<<<<

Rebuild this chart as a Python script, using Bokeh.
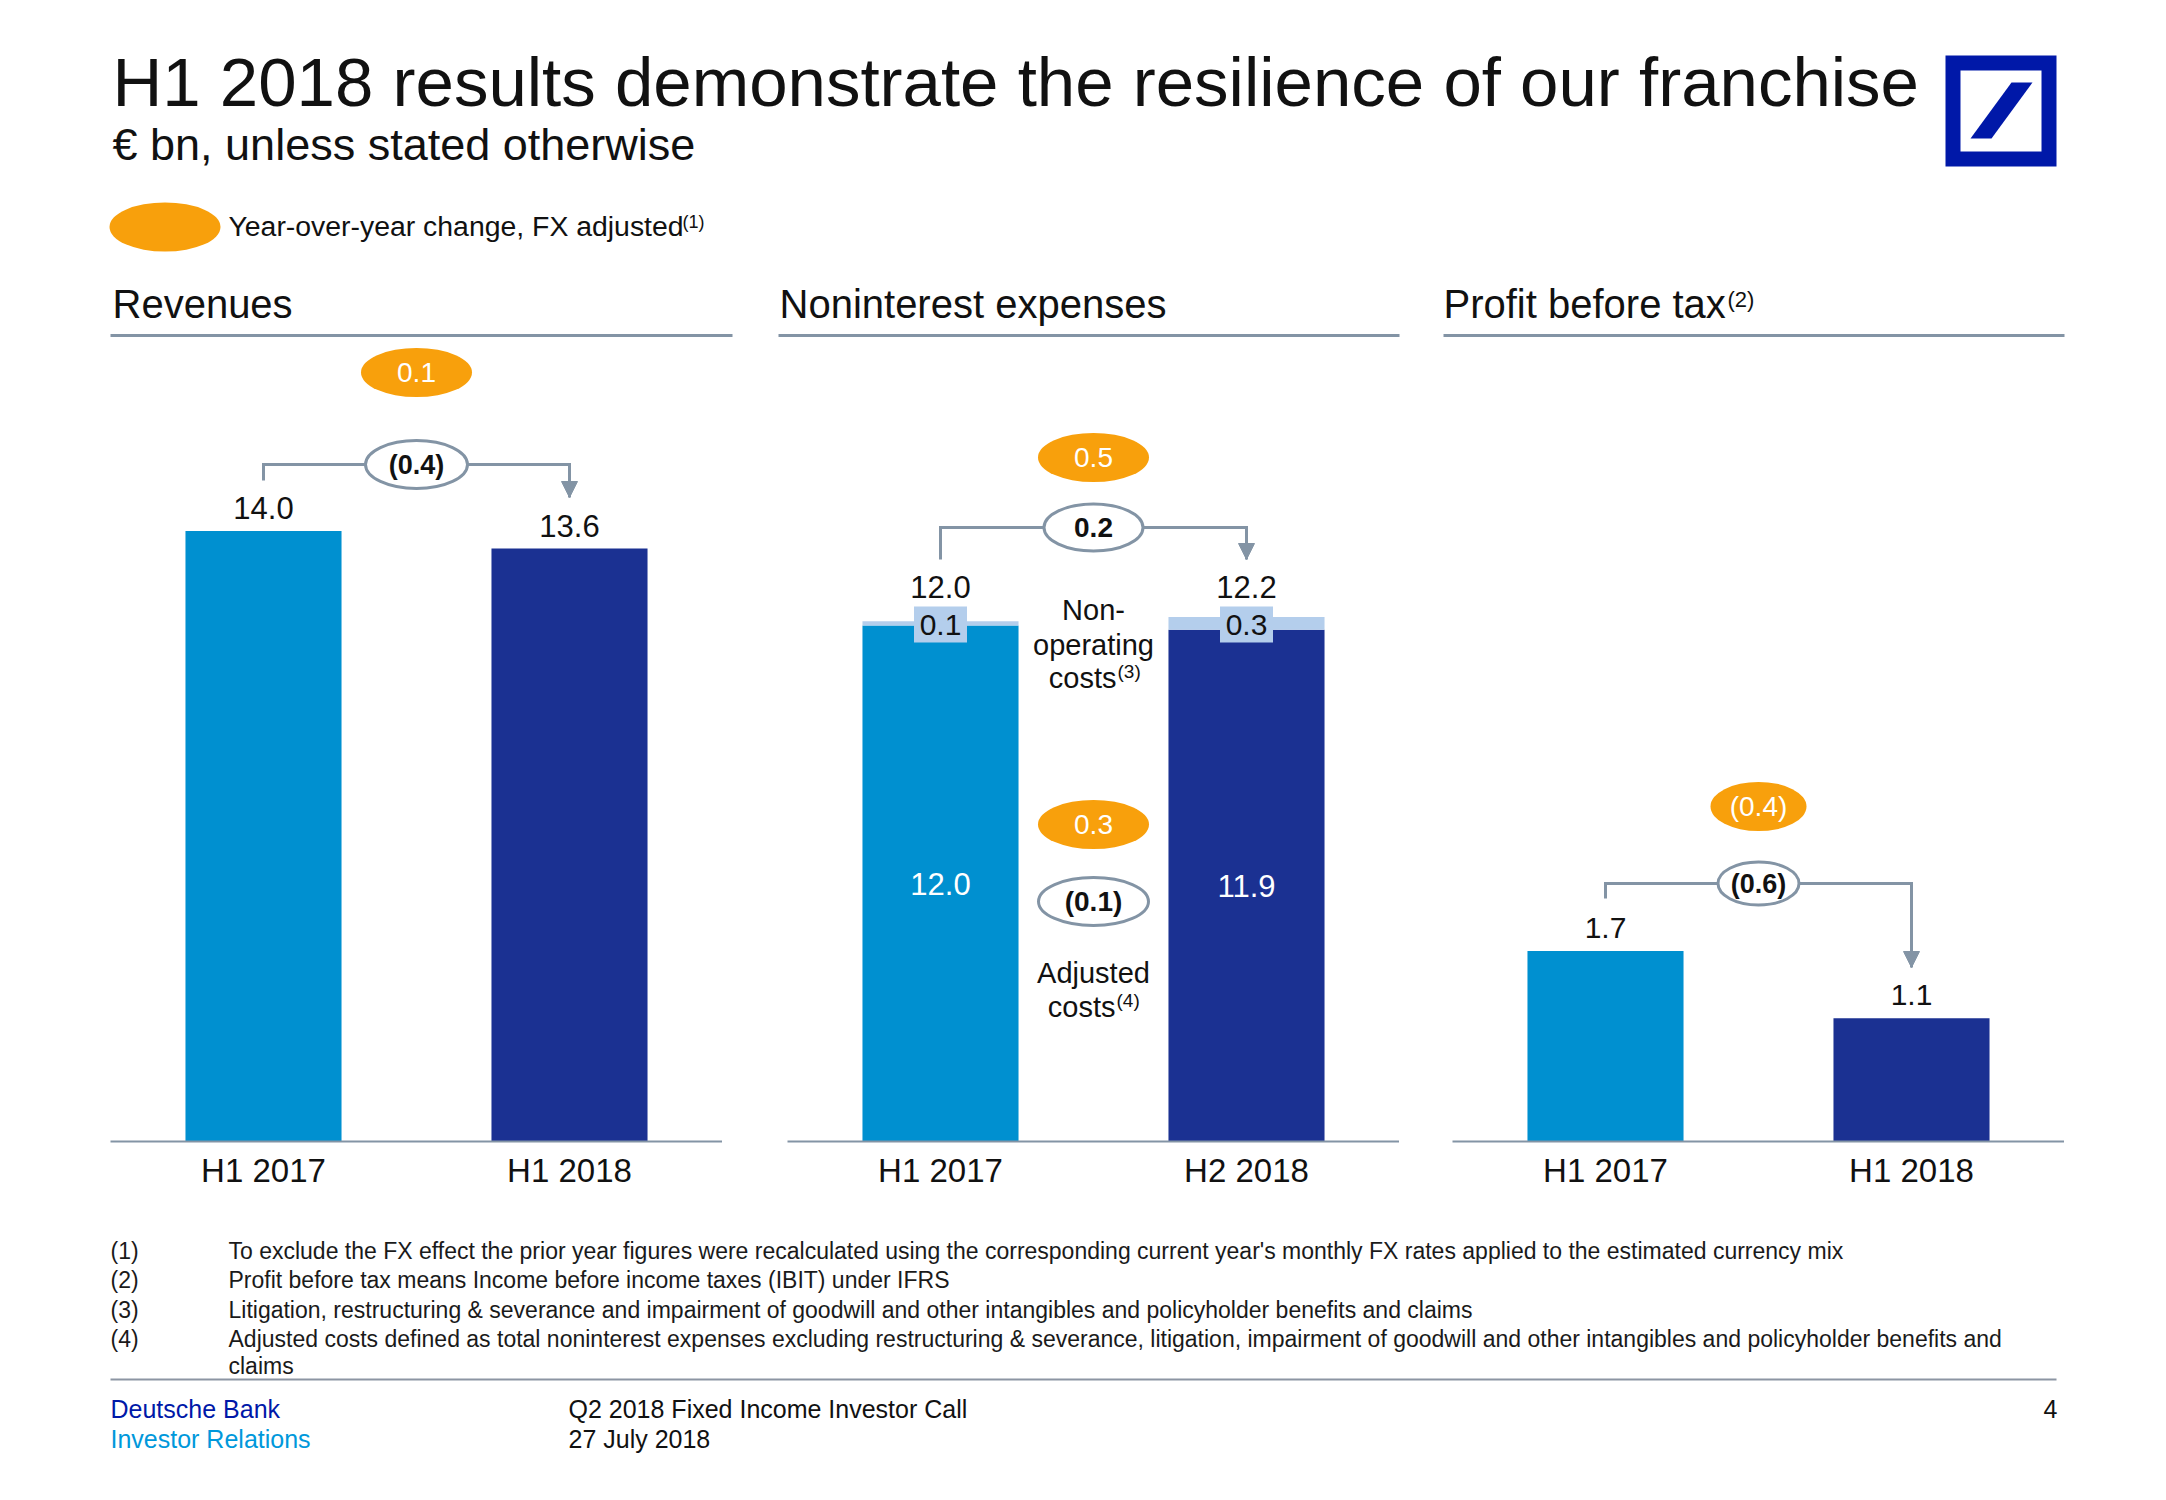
from bokeh.plotting import figure
from bokeh.models import Range1d, FactorRange, Arrow, NormalHead, Spacer
from bokeh.layouts import column, row
from bokeh.core.properties import value
from bokeh.embed import file_html
from bokeh.resources import INLINE

# ---------------- data ----------------
title_text = "H1 2018 results demonstrate the resilience of our franchise"
subtitle_text = "€ bn, unless stated otherwise"
legend_text = "Year-over-year change, FX adjusted"
panel_titles = ["Revenues", "Noninterest expenses", "Profit before tax"]

rev_cats = ["H1 2017", "H1 2018"]
rev_vals = [14.0, 13.6]
rev_yoy = -0.4
rev_yoy_fx = 0.1

nie_cats = ["H1 2017", "H2 2018"]
nie_adjusted = [12.0, 11.9]
nie_nonop = [0.1, 0.3]
nie_totals = [12.0, 12.2]
nie_yoy = 0.2
nie_yoy_fx = 0.5
adj_yoy = -0.1
adj_yoy_fx = 0.3

pbt_cats = ["H1 2017", "H1 2018"]
pbt_vals = [1.7, 1.1]
pbt_yoy = -0.6
pbt_yoy_fx = -0.4

footnote_marks = ["(1)", "(2)", "(3)", "(4)", ""]
footnote_lines = [
    "To exclude the FX effect the prior year figures were recalculated using the corresponding current year's monthly FX rates applied to the estimated currency mix",
    "Profit before tax means Income before income taxes (IBIT) under IFRS",
    "Litigation, restructuring & severance and impairment of goodwill and other intangibles and policyholder benefits and claims",
    "Adjusted costs defined as total noninterest expenses excluding restructuring & severance, litigation, impairment of goodwill and other intangibles and policyholder benefits and",
    "claims",
]
footer_left = ["Deutsche Bank", "Investor Relations"]
footer_mid = ["Q2 2018 Fixed Income Investor Call", "27 July 2018"]
page_number = "4"

# ---------------- style ----------------
FONT = "Liberation Sans"
LIGHT = "#0090D0"
DARK = "#1B3192"
NONOP = "#B4CEEC"
ORANGE = "#F8A00C"
GRAY = "#8394A5"
DBBLUE = "#0018A8"
IRBLUE = "#0098DB"
BLACK = "#111111"

BASE = 1141  # screen y of the chart baselines
TOP = 345    # screen y of the chart tops


def fmt(v):
    return f"({abs(v):.1f})" if v < 0 else f"{v:.1f}"


def txt(p, x, y, s, size, color=BLACK, align="left", style="normal",
        x_offset=0):
    p.text(x=[x], y=[y], text=[s], text_font=value(FONT),
           text_font_size=value(f"{size}px"), text_color=color,
           text_align=align, text_baseline="middle",
           text_font_style=style, x_offset=x_offset)


def blank_fig(width, y0, y1):
    p = figure(width=width, height=y1 - y0, x_range=Range1d(0, width),
               y_range=Range1d(y1, y0), output_backend="svg",
               toolbar_location=None, x_axis_location=None,
               y_axis_location=None, min_border=0, outline_line_color=None)
    p.grid.visible = False
    return p


def make_panel(cats, scale):
    p = figure(width=612, height=855, x_range=FactorRange(*cats),
               y_range=Range1d(0, (BASE - TOP) / scale), output_backend="svg",
               toolbar_location=None, y_axis_location=None, min_border=0,
               min_border_bottom=59, outline_line_color=None)
    p.xgrid.visible = False
    p.ygrid.visible = False
    ax = p.xaxis[0]
    ax.axis_line_color = GRAY
    ax.axis_line_width = 2
    ax.major_tick_line_color = None
    ax.minor_tick_line_color = None
    ax.major_label_text_font = FONT
    ax.major_label_text_font_size = "33px"
    ax.major_label_text_color = BLACK
    ax.major_label_standoff = 4
    return p


def bracket(p, y_left, y_bar, y_tip):
    p.line(x=[0.5, 0.5, 1.5, 1.5], y=[y_left, y_bar, y_bar, y_tip],
           line_color=GRAY, line_width=3, line_join="miter")
    p.add_layout(Arrow(x_start=1.5, y_start=y_bar, x_end=1.5, y_end=y_tip,
                       line_color=GRAY, line_width=3,
                       end=NormalHead(size=16, fill_color=GRAY,
                                      line_color=GRAY, line_width=1)))


def bubble(p, y, w, h, label, size, orange):
    if orange:
        p.ellipse(x=[1.0], y=[y], width=w, height=h, width_units="screen",
                  height_units="screen", fill_color=ORANGE, line_color=None)
        txt(p, 1.0, y, label, size, color="white", align="center")
    else:
        p.ellipse(x=[1.0], y=[y], width=w, height=h, width_units="screen",
                  height_units="screen", fill_color="white",
                  line_color=GRAY, line_width=3)
        txt(p, 1.0, y, label, size, align="center", style="bold")


# ---------------- header ----------------
hdr = blank_fig(2160, 0, 345)
txt(hdr, 112, 82, title_text, 69)
txt(hdr, 112, 144, subtitle_text, 45)
hdr.ellipse(x=[164.5], y=[226.5], width=111, height=49, fill_color=ORANGE,
            line_color=None)
txt(hdr, 228, 225, legend_text, 28.4)
txt(hdr, 682, 221, "(1)", 18)
for xx, t in zip([112, 779, 1443], panel_titles):
    txt(hdr, xx, 303, t, 40)
txt(hdr, 1727, 299, "(2)", 22)
hdr.segment(x0=[110, 778, 1443], x1=[732, 1399, 2064], y0=[335] * 3,
            y1=[335] * 3, line_color=GRAY, line_width=3)
# logo
hdr.quad(left=[1945], right=[2056], top=[55], bottom=[166],
         fill_color=DBBLUE, line_color=None)
hdr.quad(left=[1960], right=[2041], top=[70], bottom=[151],
         fill_color="white", line_color=None)
hdr.patch(x=[2011, 2032, 1991, 1970], y=[82, 82, 138, 138],
          fill_color=DBBLUE, line_color=None)

# ---------------- panel 1: revenues ----------------
S1 = 43.6
p1 = make_panel(rev_cats, S1)
p1.vbar(x=rev_cats, top=rev_vals, width=0.51, fill_color=[LIGHT, DARK],
        line_color=None)
p1.text(x=rev_cats, y=[v + 23 / S1 for v in rev_vals],
        text=[f"{v:.1f}" for v in rev_vals], text_font=value(FONT),
        text_font_size=value("31px"), text_color=BLACK, text_align="center",
        text_baseline="middle")
bracket(p1, (BASE - 480) / S1, (BASE - 464) / S1, (BASE - 497) / S1)
bubble(p1, (BASE - 372) / S1, 111, 49, fmt(rev_yoy_fx), 28, True)
bubble(p1, (BASE - 464) / S1, 102, 48, fmt(rev_yoy), 27, False)

# ---------------- panel 2: noninterest expenses ----------------
S2 = 43.0
p2 = make_panel(nie_cats, S2)
p2.vbar(x=nie_cats, top=nie_adjusted, width=0.51, fill_color=[LIGHT, DARK],
        line_color=None)
p2.vbar(x=nie_cats, bottom=nie_adjusted,
        top=[a + n for a, n in zip(nie_adjusted, nie_nonop)], width=0.51,
        fill_color=NONOP, line_color=None)
ybox = (BASE - 624) / S2
p2.rect(x=nie_cats, y=[ybox] * 2, width=53, height=36, width_units="screen",
        height_units="screen", fill_color=NONOP, line_color=None)
p2.text(x=nie_cats, y=[ybox] * 2, text=[f"{v:.1f}" for v in nie_nonop],
        text_font=value(FONT), text_font_size=value("30px"),
        text_color=BLACK, text_align="center", text_baseline="middle")
p2.text(x=nie_cats, y=[(BASE - 586) / S2] * 2,
        text=[f"{v:.1f}" for v in nie_totals], text_font=value(FONT),
        text_font_size=value("31px"), text_color=BLACK, text_align="center",
        text_baseline="middle")
p2.text(x=nie_cats, y=[a / 2 for a in nie_adjusted],
        text=[f"{v:.1f}" for v in nie_adjusted], text_font=value(FONT),
        text_font_size=value("31px"), text_color="white", text_align="center",
        text_baseline="middle")
bracket(p2, (BASE - 559) / S2, (BASE - 527) / S2, (BASE - 559) / S2)
bubble(p2, (BASE - 457) / S2, 111, 49, fmt(nie_yoy_fx), 28, True)
bubble(p2, (BASE - 527) / S2, 99, 47, fmt(nie_yoy), 28, False)
txt(p2, 1.0, (BASE - 609) / S2, "Non-", 29, align="center")
txt(p2, 1.0, (BASE - 644) / S2, "operating", 29, align="center")
txt(p2, 1.0, (BASE - 677) / S2, "costs", 29, align="right", x_offset=23)
txt(p2, 1.0, (BASE - 671) / S2, "(3)", 19, align="left", x_offset=24)
bubble(p2, (BASE - 824) / S2, 111, 49, fmt(adj_yoy_fx), 28, True)
bubble(p2, (BASE - 901) / S2, 110, 48, fmt(adj_yoy), 28, False)
txt(p2, 1.0, (BASE - 972) / S2, "Adjusted", 29, align="center")
txt(p2, 1.0, (BASE - 1006) / S2, "costs", 29, align="right", x_offset=22)
txt(p2, 1.0, (BASE - 1000) / S2, "(4)", 19, align="left", x_offset=23)

# ---------------- panel 3: profit before tax ----------------
S3 = 112.0
p3 = make_panel(pbt_cats, S3)
p3.vbar(x=pbt_cats, top=pbt_vals, width=0.51, fill_color=[LIGHT, DARK],
        line_color=None)
p3.text(x=pbt_cats, y=[v + 23 / S3 for v in pbt_vals],
        text=[f"{v:.1f}" for v in pbt_vals], text_font=value(FONT),
        text_font_size=value("30px"), text_color=BLACK, text_align="center",
        text_baseline="middle")
bracket(p3, (BASE - 898) / S3, (BASE - 883) / S3, (BASE - 967) / S3)
bubble(p3, (BASE - 806) / S3, 96, 49, fmt(pbt_yoy_fx), 28, True)
bubble(p3, (BASE - 883) / S3, 81, 43, fmt(pbt_yoy), 27, False)

# ---------------- footer ----------------
ftr = blank_fig(2160, 1200, 1490)
for yy, m, t in zip([1250, 1279, 1309, 1338, 1365], footnote_marks,
                    footnote_lines):
    if m:
        txt(ftr, 110, yy, m, 23, color="#1A1A1A")
    txt(ftr, 228, yy, t, 23, color="#1A1A1A")
ftr.segment(x0=[110], x1=[2056], y0=[1379], y1=[1379], line_color="#8C95A3",
            line_width=2)
txt(ftr, 110, 1408, footer_left[0], 25, color=DBBLUE)
txt(ftr, 110, 1438, footer_left[1], 25, color=IRBLUE)
txt(ftr, 568, 1408, footer_mid[0], 25, color=BLACK)
txt(ftr, 568, 1438, footer_mid[1], 25, color=BLACK)
txt(ftr, 2057, 1408, page_number, 25, color=BLACK, align="right")

layout = column(
    hdr,
    row(Spacer(width=110), p1, Spacer(width=65), p2, Spacer(width=53), p3),
    ftr,
)

open("out.html", "w").write(file_html(layout, INLINE))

>>>>

--- Exercise brief ---
Every line from the top of the material above through the line with "from bokeh.resources import INLINE" should be duplicated exactly, please; leave out the pictures.

--- Correct result ---
Rebuild this chart as a Python script, using Bokeh.
from bokeh.plotting import figure
from bokeh.models import Range1d, FactorRange, Arrow, NormalHead, Spacer
from bokeh.layouts import column, row
from bokeh.core.properties import value
from bokeh.embed import file_html
from bokeh.resources import INLINE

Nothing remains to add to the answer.